USB in general sucks, lots of problems, bad connectors, renumbering goes wrong in Linux, only way out is ethernet, that always works. No surprise, USB is a microsoft invention ;-) But it is hard to get around it.
I had a quick look. The best fit for data line n is
658.888-0.00524n
685.8974-0.005354n
That is consistent with half life of 9.78 and 9.84 respectively. So I suspect some tritium is diffusing out of the package along the way.
The residuals have a hump around 2500-3000 about where the most 481's occur in the temperature channel. Interestingly on one channel the residuals hump is upwards and the other it is downwards. Taken together they more or less cancel out so the half life is ~9.8+/-0.05.

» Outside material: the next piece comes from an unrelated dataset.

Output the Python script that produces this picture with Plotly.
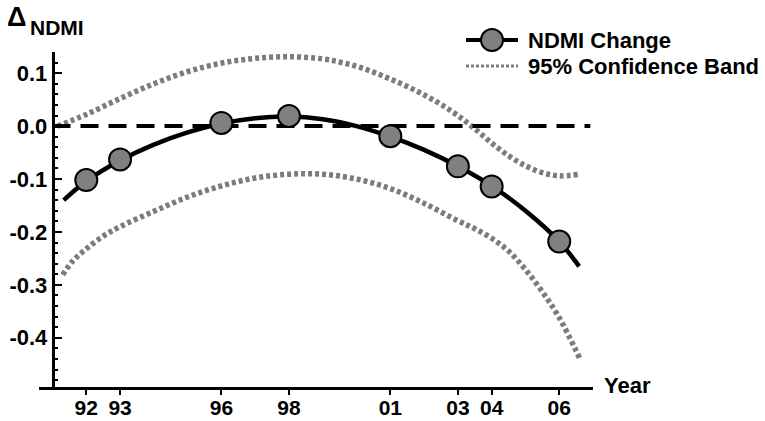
import plotly.graph_objects as go

# ---- data ----
marker_years = [1992, 1993, 1996, 1998, 2001, 2003, 2004, 2006]
marker_vals = [-0.102, -0.063, 0.006, 0.019, -0.019, -0.076, -0.114, -0.218]

fit_years = [1991.33, 1992, 1993, 1994, 1995, 1996, 1997, 1998, 1999, 2000,
             2001, 2002, 2003, 2004, 2005, 2006, 2006.59]
fit_vals = [-0.140, -0.104, -0.065, -0.035, -0.012, 0.005, 0.015, 0.018, 0.013, 0.000,
            -0.020, -0.045, -0.076, -0.113, -0.160, -0.218, -0.265]

upper_years = [1991.15, 1992.0, 1993.0, 1994.0, 1995.0, 1996.0, 1997.0, 1998.0, 1999.0,
               1999.5, 2000.0, 2000.5, 2001.0, 2001.5, 2002.0, 2002.5, 2003.0, 2003.5,
               2004.0, 2004.5, 2005.0, 2005.5, 2006.0, 2006.6]
upper_vals = [0.000, 0.022, 0.052, 0.080, 0.103, 0.119, 0.128, 0.131, 0.127,
              0.121, 0.113, 0.102, 0.089, 0.075, 0.059, 0.041, 0.020, -0.005,
              -0.032, -0.056, -0.075, -0.088, -0.094, -0.091]

lower_years = [1991.3, 1991.6, 1992.0, 1992.5, 1993.0, 1994.0, 1995.0, 1996.0, 1997.0,
               1998.0, 1999.0, 2000.0, 2001.0, 2002.0, 2003.0, 2003.5, 2004.0, 2004.5,
               2005.0, 2005.5, 2006.0, 2006.6]
lower_vals = [-0.281, -0.255, -0.232, -0.208, -0.190, -0.161, -0.134, -0.113, -0.098,
              -0.091, -0.091, -0.100, -0.118, -0.146, -0.179, -0.194, -0.212, -0.236,
              -0.271, -0.313, -0.362, -0.438]

zero_years = [1991.0, 2006.92]
zero_vals = [0.0, 0.0]

x_tickvals = [1992, 1993, 1996, 1998, 2001, 2003, 2004, 2006]
x_ticktext = ["92", "93", "96", "98", "01", "03", "04", "06"]
y_tickvals = [0.1, 0.0, -0.1, -0.2, -0.3, -0.4]
y_ticktext = ["0.1", "0.0", "-0.1", "-0.2", "-0.3", "-0.4"]

legend_labels = ["NDMI Change", "95% Confidence Band"]

X_RANGE = [1990.6, 2007.0]
Y_RANGE = [-0.493, 0.14]
Y_AXIS_AT = 1991.0

W, H = 765, 421
ML, MR, MT, MB = 39, 172, 52, 34
PW, PH = W - ML - MR, H - MT - MB

FONT = "Arial, 'Liberation Sans', sans-serif"
BAND_COLOR = "#7c7c7c"
MARK_COLOR = "#808080"
BAND_DASH = "4px,3px"


def px_x(p):
    return (p - ML) / PW


def px_y(p):
    return (H - MB - p) / PH


fig = go.Figure()

fig.add_trace(go.Scatter(x=upper_years, y=upper_vals, mode="lines", showlegend=False,
                         line=dict(color=BAND_COLOR, width=5.5, dash=BAND_DASH, shape="spline")))
fig.add_trace(go.Scatter(x=lower_years, y=lower_vals, mode="lines", showlegend=False,
                         line=dict(color=BAND_COLOR, width=5.5, dash=BAND_DASH, shape="spline")))
fig.add_trace(go.Scatter(x=zero_years, y=zero_vals, mode="lines", showlegend=False,
                         line=dict(color="black", width=4, dash="18px,10px")))
fig.add_trace(go.Scatter(x=fit_years, y=fit_vals, mode="lines", showlegend=False,
                         line=dict(color="black", width=4.5, shape="spline")))
fig.add_trace(go.Scatter(x=marker_years, y=marker_vals, mode="markers", showlegend=False,
                         marker=dict(size=22, color=MARK_COLOR,
                                     line=dict(color="black", width=2))))

pos = (Y_AXIS_AT - X_RANGE[0]) / (X_RANGE[1] - X_RANGE[0])

fig.update_layout(
    width=W, height=H,
    margin=dict(l=ML, r=MR, t=MT, b=MB, pad=0, autoexpand=False),
    paper_bgcolor="white", plot_bgcolor="white",
    font=dict(family=FONT, size=20, color="black", weight="bold"),
    showlegend=False,
    xaxis=dict(range=X_RANGE, showline=True, linecolor="black", linewidth=2.5,
               ticks="outside", ticklen=5, tickwidth=2, tickcolor="black",
               tickmode="array", tickvals=x_tickvals, ticktext=x_ticktext,
               tickfont=dict(family=FONT, size=21, color="black", weight="bold"),
               ticklabelstandoff=-5, automargin=False,
               showgrid=False, zeroline=False),
    yaxis=dict(range=Y_RANGE, anchor="free", position=pos,
               showline=True, linecolor="black", linewidth=2.5,
               ticks="inside", ticklen=8, tickwidth=2, tickcolor="black",
               tickmode="array", tickvals=y_tickvals, ticktext=y_ticktext,
               tickfont=dict(family=FONT, size=22, color="black", weight="bold"),
               automargin=False, showgrid=False, zeroline=False,
               minor=dict(tickmode="linear", tick0=0, dtick=0.02, ticks="inside",
                          ticklen=4, tickwidth=1.5, tickcolor="black", showgrid=False)),
)

# ---- manual legend ----
row1, row2 = 40, 66
sx0, sx1, sxc = 466, 518, 492
fig.add_shape(type="line", xref="paper", yref="paper",
              x0=px_x(sx0), x1=px_x(sx1), y0=px_y(row1), y1=px_y(row1),
              line=dict(color="black", width=4))
fig.add_shape(type="circle", xref="paper", yref="paper",
              xsizemode="pixel", ysizemode="pixel",
              xanchor=px_x(sxc), yanchor=px_y(row1), x0=-11, x1=11, y0=-11, y1=11,
              fillcolor=MARK_COLOR, line=dict(color="black", width=2))
fig.add_shape(type="line", xref="paper", yref="paper",
              x0=px_x(sx0), x1=px_x(sx1), y0=px_y(row2), y1=px_y(row2),
              line=dict(color=BAND_COLOR, width=3, dash="3px,2px"))
for lbl, row in zip(legend_labels, [row1, row2]):
    fig.add_annotation(text=lbl, xref="paper", yref="paper", x=px_x(526), y=px_y(row),
                       xanchor="left", yanchor="middle", showarrow=False,
                       font=dict(family=FONT, size=22, color="black", weight="bold"))

# ---- axis titles ----
fig.add_annotation(text="Δ", xref="paper", yref="paper", x=px_x(16), y=px_y(17),
                   xanchor="center", yanchor="middle", showarrow=False,
                   font=dict(family=FONT, size=27, color="black", weight="bold"))
fig.add_annotation(text="NDMI", xref="paper", yref="paper", x=px_x(28), y=px_y(27),
                   xanchor="left", yanchor="middle", showarrow=False,
                   font=dict(family=FONT, size=21, color="black", weight="bold"))
fig.add_annotation(text="Year", xref="paper", yref="paper", x=px_x(602), y=px_y(385),
                   xanchor="left", yanchor="middle", showarrow=False,
                   font=dict(family=FONT, size=22, color="black", weight="bold"))

fig.write_html("out.html")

The data is dominated by quantisation noise. Any chance of winding the wick up a bit on the amplifiers to get a bigger number output?
Ideally yes, but even a 12bit DAC PIC version would help a bit (as would rescaling the temperature measurement so it really varies).
To stand any chance of detecting seasonal variations that were not just temperature related it would need 22bit digitisation or better. I don't expect to see any but there is no harm in looking.
Even with its limitations it is still a very nice half life radioactivity demonstration experiment that schools could use in physics classes. The world today is rather short of safe interesting high school science experiments compatible with modern health and safety culture.